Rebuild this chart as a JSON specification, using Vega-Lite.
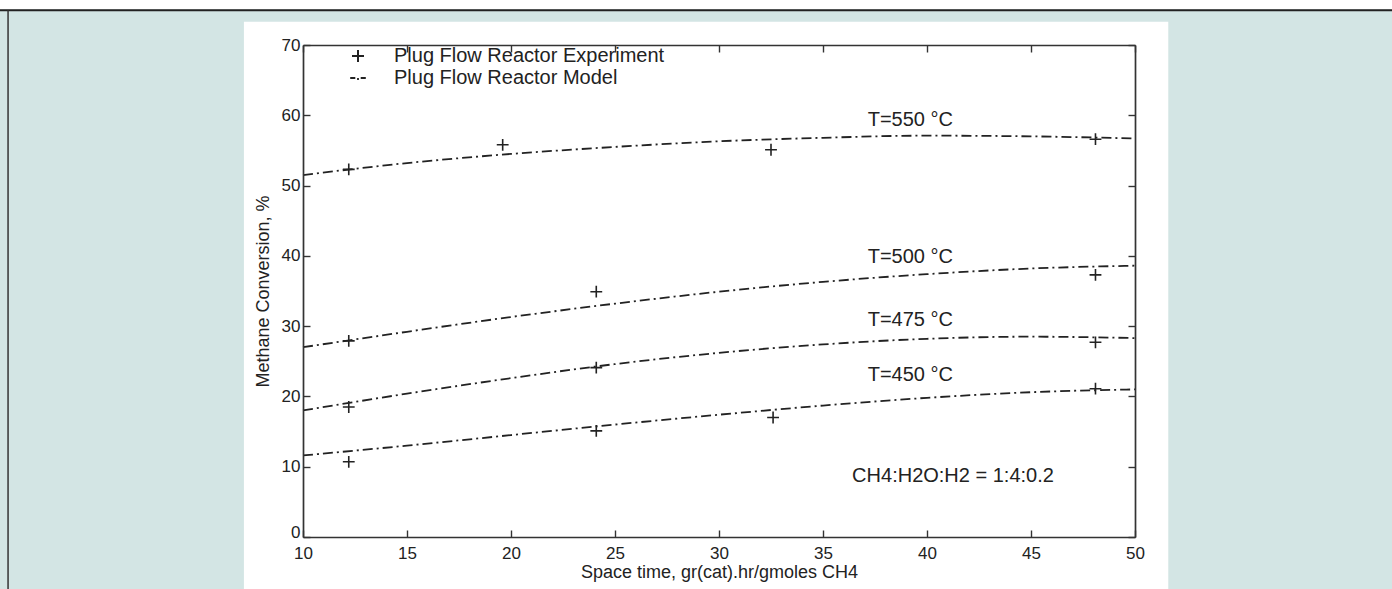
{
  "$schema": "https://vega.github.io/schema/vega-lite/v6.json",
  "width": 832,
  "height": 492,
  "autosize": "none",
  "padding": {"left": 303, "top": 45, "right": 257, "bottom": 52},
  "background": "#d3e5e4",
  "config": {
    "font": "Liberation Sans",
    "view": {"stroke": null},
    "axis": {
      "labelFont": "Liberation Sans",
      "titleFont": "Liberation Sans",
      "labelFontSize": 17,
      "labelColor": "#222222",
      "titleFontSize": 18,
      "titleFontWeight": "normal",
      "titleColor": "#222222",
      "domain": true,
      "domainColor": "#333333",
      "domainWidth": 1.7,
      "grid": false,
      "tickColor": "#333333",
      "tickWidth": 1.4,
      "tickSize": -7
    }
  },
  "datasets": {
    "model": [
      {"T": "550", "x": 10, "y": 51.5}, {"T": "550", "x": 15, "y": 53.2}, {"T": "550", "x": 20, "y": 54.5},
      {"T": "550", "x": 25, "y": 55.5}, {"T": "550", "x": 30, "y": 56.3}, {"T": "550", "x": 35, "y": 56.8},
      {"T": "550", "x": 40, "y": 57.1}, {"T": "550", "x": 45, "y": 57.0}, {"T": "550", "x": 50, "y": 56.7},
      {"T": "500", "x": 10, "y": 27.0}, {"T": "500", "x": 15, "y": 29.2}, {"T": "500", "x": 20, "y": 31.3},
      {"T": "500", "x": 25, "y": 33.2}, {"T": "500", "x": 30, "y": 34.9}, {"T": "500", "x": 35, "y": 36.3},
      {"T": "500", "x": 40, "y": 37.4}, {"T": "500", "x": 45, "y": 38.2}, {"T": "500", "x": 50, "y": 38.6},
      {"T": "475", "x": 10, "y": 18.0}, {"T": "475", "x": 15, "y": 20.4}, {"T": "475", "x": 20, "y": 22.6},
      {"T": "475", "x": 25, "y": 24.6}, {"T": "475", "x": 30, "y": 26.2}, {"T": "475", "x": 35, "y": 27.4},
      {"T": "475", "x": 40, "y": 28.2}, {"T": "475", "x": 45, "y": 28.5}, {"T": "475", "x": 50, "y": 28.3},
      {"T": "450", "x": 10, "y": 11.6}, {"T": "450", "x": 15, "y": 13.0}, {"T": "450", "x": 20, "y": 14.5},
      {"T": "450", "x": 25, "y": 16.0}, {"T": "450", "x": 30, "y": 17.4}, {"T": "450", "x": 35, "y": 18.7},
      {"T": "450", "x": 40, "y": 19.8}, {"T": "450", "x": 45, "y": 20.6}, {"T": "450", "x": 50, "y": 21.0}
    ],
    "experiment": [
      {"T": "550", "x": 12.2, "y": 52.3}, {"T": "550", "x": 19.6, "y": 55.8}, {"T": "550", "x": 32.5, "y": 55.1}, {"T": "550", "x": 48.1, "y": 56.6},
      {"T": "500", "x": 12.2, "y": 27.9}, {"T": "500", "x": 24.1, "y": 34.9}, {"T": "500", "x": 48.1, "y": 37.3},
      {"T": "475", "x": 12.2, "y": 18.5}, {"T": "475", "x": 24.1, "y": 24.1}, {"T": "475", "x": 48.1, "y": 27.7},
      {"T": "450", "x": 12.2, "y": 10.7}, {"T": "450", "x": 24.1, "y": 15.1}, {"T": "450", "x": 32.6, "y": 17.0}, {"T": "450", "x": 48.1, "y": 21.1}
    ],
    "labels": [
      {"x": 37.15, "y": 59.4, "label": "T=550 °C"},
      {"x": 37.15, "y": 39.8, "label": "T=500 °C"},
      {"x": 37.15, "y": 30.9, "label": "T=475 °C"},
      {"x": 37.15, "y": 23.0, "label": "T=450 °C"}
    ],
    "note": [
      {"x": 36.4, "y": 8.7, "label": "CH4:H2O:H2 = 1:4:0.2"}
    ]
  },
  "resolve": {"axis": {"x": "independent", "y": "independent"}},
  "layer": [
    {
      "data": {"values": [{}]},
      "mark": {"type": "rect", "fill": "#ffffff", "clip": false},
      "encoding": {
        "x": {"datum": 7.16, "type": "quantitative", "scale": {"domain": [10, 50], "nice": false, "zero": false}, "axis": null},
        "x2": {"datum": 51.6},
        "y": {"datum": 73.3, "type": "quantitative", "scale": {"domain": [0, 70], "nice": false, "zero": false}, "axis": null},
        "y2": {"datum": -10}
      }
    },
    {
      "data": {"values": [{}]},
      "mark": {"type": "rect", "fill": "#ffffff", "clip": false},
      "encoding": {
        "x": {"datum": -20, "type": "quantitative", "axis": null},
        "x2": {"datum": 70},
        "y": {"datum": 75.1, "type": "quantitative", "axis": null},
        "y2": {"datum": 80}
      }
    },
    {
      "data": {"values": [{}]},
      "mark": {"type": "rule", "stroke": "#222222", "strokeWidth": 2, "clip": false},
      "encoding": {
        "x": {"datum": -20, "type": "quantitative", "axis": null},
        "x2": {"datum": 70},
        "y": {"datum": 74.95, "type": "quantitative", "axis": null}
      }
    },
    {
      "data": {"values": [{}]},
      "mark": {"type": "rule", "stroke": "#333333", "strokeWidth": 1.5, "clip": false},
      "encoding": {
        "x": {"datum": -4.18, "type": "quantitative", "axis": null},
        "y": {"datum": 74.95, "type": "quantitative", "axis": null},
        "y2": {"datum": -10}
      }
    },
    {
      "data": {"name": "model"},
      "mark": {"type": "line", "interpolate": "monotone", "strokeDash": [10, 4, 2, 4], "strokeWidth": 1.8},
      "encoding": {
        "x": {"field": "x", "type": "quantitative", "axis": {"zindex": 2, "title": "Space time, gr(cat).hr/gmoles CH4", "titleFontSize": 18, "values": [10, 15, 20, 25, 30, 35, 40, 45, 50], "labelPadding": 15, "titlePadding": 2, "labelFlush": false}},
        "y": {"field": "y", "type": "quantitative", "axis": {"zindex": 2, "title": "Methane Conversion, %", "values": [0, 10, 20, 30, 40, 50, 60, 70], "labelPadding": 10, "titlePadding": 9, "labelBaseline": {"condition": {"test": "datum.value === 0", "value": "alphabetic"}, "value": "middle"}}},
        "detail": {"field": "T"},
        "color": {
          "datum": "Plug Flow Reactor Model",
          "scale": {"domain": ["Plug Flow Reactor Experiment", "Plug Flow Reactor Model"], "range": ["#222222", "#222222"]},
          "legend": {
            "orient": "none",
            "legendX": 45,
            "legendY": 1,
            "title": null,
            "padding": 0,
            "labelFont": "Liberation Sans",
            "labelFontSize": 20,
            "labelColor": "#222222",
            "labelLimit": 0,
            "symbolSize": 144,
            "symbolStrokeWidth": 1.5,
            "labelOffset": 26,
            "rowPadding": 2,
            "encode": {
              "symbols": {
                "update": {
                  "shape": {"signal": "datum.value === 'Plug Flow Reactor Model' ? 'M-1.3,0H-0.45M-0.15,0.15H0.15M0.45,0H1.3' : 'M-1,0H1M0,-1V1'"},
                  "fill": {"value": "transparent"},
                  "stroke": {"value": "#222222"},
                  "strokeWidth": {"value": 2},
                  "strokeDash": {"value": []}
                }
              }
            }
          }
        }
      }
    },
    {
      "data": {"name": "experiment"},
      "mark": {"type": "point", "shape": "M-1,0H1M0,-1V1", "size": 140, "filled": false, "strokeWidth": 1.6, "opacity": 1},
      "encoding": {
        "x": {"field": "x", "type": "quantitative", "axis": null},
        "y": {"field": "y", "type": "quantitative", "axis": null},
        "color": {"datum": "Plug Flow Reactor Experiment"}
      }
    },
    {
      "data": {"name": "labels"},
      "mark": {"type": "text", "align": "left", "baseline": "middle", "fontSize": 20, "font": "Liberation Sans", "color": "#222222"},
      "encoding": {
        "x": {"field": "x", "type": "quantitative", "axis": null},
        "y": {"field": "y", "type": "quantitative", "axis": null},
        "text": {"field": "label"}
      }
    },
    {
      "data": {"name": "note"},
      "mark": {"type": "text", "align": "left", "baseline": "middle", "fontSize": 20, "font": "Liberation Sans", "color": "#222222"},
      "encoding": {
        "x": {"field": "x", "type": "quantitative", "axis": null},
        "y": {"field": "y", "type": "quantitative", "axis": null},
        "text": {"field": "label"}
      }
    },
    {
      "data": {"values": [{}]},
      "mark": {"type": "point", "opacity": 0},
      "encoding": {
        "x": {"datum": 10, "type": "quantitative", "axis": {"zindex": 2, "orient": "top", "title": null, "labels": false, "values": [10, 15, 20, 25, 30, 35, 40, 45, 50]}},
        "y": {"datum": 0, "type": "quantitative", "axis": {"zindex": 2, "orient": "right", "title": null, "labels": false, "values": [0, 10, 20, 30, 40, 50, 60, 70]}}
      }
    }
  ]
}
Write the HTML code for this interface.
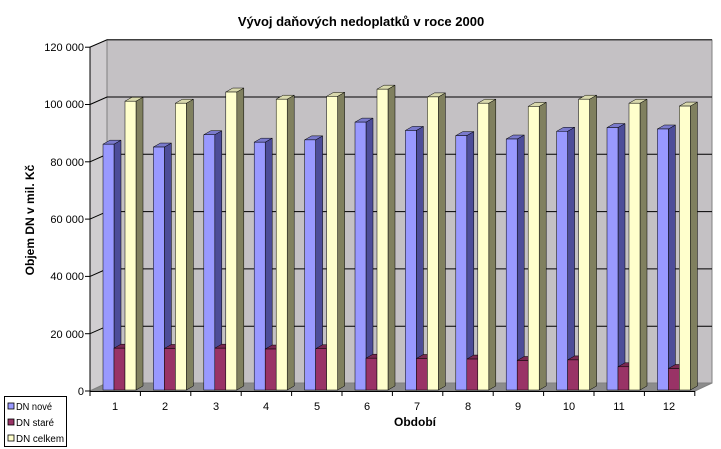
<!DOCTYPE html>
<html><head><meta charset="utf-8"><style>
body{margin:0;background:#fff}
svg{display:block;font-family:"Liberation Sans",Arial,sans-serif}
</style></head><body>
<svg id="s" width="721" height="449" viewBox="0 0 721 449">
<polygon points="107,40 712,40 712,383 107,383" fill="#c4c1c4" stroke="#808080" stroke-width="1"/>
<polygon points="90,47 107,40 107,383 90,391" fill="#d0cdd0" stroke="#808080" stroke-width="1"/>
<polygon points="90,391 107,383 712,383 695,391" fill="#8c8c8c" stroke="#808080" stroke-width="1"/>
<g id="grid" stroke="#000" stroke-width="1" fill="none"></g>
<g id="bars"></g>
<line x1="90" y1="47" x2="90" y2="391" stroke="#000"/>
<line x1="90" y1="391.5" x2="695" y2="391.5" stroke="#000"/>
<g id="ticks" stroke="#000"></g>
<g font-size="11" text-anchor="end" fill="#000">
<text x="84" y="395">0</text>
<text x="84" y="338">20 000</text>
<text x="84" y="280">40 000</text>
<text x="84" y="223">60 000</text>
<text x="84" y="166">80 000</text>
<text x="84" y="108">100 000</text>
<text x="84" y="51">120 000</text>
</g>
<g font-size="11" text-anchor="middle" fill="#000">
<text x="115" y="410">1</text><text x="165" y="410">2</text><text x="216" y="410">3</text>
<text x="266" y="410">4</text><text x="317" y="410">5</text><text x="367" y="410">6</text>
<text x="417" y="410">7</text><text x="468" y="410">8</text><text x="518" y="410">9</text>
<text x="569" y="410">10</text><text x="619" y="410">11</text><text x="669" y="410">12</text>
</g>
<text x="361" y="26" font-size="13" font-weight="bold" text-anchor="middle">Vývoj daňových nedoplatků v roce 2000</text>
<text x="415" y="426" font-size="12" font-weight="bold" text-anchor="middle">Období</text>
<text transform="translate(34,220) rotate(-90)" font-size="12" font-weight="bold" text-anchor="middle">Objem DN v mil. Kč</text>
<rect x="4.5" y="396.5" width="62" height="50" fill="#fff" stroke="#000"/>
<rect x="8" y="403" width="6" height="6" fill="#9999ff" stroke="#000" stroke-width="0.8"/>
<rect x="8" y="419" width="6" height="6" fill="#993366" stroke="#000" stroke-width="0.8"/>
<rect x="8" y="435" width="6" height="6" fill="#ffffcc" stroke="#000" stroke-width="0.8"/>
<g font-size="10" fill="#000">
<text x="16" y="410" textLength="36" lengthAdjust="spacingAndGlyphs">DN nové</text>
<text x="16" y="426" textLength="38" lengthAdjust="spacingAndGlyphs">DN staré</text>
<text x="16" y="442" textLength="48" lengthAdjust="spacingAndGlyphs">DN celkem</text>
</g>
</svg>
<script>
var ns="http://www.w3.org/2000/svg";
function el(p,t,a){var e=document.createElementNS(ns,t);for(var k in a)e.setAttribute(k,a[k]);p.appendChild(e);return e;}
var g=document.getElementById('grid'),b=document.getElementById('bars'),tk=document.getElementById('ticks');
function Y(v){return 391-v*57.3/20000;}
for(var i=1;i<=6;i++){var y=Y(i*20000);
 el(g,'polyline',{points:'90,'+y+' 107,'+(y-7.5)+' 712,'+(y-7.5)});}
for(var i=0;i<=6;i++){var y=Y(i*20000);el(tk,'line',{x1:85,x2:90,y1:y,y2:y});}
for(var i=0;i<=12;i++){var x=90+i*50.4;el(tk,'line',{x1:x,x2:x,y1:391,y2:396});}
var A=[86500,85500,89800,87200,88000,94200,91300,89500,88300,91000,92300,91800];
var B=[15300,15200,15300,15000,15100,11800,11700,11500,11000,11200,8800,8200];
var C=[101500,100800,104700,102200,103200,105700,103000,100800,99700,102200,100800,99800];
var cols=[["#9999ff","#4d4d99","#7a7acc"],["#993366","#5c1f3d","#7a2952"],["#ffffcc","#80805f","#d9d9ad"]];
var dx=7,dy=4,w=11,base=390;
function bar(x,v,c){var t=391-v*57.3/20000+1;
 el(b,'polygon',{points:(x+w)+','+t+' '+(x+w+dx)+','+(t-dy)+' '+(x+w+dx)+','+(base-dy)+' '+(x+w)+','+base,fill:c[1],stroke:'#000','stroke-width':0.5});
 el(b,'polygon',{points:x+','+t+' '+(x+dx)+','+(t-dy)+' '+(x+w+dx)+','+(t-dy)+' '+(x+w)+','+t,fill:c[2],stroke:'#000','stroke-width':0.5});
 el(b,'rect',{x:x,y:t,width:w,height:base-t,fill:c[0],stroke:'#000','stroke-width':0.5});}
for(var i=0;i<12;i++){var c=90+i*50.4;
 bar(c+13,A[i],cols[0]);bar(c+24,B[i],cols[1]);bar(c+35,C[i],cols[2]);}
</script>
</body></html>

--- Goal ---
Check each line above for the word "this", and copy the lines where it appears.

--- Task answer ---
Rebuild this chart as a JSON specification, using Vega-Lite.
Write the HTML code for this interface.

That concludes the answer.